## Your instructions:
Exactly as written, write out the lines below from the first to the one containing "SPH 0.01 mm", inclusive. Pictures do not belong in the copy.
-- BEGIN Source excerpt --
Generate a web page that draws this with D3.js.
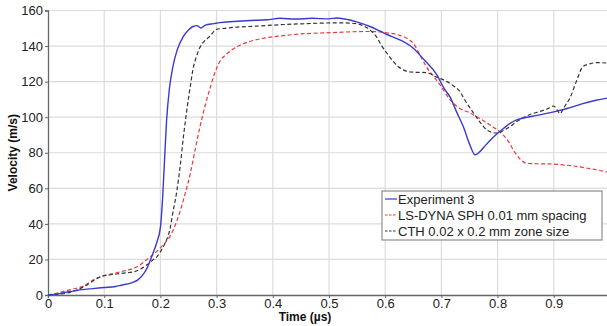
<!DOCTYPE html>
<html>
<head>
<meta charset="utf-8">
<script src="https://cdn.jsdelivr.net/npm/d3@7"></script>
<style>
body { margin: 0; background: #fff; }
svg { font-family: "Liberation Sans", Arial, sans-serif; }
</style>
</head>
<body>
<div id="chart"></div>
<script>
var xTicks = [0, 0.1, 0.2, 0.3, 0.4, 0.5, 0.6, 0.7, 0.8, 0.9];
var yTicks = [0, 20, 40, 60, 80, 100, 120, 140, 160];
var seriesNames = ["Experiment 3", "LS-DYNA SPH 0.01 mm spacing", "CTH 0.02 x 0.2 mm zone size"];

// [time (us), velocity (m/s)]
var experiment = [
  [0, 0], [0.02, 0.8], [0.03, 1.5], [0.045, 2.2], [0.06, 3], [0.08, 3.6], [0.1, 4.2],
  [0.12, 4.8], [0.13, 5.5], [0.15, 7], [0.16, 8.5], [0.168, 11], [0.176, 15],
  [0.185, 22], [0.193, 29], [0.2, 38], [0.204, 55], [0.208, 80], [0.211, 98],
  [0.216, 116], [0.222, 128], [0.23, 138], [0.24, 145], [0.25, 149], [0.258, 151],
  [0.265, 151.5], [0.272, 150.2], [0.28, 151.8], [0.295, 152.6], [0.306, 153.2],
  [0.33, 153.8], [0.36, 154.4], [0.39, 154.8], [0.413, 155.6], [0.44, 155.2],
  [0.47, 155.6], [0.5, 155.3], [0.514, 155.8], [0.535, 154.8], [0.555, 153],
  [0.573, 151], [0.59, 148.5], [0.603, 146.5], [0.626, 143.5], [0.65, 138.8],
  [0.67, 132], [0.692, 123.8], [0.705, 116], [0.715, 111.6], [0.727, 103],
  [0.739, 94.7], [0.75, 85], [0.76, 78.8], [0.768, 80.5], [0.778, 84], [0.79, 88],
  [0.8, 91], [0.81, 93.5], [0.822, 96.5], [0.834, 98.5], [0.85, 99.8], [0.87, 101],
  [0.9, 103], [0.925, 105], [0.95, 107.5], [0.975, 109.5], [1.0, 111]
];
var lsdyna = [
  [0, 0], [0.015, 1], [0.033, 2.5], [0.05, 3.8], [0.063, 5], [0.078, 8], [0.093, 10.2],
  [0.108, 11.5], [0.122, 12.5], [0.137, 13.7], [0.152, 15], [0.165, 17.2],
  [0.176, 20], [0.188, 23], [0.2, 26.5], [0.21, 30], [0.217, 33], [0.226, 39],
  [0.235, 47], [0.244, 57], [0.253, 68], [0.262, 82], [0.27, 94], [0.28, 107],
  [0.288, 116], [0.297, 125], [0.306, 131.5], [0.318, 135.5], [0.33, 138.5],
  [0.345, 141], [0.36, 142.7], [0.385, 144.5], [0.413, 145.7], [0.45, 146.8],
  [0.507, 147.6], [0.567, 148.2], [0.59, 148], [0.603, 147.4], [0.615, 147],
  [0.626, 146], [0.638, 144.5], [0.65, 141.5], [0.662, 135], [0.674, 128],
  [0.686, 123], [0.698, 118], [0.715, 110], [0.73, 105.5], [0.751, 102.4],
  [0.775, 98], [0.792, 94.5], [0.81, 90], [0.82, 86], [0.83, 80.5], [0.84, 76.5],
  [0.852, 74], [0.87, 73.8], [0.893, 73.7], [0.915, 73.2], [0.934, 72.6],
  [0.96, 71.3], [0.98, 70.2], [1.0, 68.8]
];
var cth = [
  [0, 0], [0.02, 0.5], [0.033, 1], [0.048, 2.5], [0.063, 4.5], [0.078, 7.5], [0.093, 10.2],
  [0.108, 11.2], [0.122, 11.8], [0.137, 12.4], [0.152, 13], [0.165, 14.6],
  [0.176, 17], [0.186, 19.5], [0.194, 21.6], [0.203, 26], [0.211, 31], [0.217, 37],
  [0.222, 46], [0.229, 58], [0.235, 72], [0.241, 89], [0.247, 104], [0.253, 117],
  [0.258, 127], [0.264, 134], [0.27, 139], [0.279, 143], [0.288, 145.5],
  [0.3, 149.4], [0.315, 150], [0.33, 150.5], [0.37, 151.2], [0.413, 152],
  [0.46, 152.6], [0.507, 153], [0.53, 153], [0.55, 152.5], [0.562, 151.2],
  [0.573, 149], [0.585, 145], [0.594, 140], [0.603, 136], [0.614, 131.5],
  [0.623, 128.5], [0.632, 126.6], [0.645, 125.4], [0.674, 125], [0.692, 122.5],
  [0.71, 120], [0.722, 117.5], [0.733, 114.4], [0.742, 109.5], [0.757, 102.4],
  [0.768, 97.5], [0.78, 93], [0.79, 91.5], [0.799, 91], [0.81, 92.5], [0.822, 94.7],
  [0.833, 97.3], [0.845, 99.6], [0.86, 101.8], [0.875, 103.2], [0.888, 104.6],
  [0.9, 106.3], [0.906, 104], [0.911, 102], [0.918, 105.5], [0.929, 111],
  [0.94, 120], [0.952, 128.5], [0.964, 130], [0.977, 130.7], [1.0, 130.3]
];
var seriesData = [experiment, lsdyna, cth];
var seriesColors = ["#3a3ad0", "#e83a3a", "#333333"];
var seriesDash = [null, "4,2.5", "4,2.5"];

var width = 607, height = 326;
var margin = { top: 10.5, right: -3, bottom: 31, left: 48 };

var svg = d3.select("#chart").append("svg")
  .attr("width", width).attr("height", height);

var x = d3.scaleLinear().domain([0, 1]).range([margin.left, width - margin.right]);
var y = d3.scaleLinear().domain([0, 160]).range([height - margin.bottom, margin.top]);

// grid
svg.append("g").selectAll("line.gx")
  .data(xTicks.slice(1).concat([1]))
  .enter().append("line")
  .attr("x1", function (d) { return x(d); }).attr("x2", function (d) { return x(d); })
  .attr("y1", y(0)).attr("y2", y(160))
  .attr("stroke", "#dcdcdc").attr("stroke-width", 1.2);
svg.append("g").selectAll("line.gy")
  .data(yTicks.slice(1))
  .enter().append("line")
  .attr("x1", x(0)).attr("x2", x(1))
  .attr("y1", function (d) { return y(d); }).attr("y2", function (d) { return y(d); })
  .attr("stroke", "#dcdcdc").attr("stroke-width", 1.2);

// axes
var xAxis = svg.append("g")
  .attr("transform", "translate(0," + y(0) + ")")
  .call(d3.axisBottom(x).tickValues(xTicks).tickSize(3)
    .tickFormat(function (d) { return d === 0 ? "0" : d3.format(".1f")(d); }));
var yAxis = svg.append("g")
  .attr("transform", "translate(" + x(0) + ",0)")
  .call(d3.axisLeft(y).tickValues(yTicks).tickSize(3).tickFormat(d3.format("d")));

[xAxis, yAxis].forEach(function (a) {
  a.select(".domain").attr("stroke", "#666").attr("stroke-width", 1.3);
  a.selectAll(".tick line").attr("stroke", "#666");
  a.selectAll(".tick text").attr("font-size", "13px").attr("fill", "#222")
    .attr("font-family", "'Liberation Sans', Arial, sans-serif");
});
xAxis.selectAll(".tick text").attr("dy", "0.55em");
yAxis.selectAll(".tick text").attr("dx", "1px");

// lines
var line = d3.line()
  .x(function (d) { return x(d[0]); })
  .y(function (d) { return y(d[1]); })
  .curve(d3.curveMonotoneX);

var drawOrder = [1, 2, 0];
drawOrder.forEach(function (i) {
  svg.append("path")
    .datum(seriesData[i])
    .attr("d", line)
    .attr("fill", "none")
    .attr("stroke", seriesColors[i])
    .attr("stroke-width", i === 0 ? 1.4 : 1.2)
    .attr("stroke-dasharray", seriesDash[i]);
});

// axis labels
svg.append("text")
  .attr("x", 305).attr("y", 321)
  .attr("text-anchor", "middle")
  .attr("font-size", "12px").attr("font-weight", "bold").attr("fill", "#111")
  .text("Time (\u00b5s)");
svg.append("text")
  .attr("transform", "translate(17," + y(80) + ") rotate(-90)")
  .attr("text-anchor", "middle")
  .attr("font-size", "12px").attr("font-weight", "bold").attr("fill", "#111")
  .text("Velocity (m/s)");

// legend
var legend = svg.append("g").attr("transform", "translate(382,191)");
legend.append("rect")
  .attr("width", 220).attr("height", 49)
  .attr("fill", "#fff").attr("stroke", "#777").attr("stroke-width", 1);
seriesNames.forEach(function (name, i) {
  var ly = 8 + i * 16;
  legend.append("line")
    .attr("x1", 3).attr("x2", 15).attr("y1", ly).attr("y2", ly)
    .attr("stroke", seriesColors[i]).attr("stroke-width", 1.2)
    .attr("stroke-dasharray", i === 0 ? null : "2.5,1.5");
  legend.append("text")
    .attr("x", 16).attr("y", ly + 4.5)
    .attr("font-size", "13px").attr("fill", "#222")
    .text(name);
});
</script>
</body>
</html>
-- END Source excerpt --
## The result:
Generate a web page that draws this with D3.js.
<!DOCTYPE html>
<html>
<head>
<meta charset="utf-8">
<script src="https://cdn.jsdelivr.net/npm/d3@7"></script>
<style>
body { margin: 0; background: #fff; }
svg { font-family: "Liberation Sans", Arial, sans-serif; }
</style>
</head>
<body>
<div id="chart"></div>
<script>
var xTicks = [0, 0.1, 0.2, 0.3, 0.4, 0.5, 0.6, 0.7, 0.8, 0.9];
var yTicks = [0, 20, 40, 60, 80, 100, 120, 140, 160];
var seriesNames = ["Experiment 3", "LS-DYNA SPH 0.01 mm spacing", "CTH 0.02 x 0.2 mm zone size"];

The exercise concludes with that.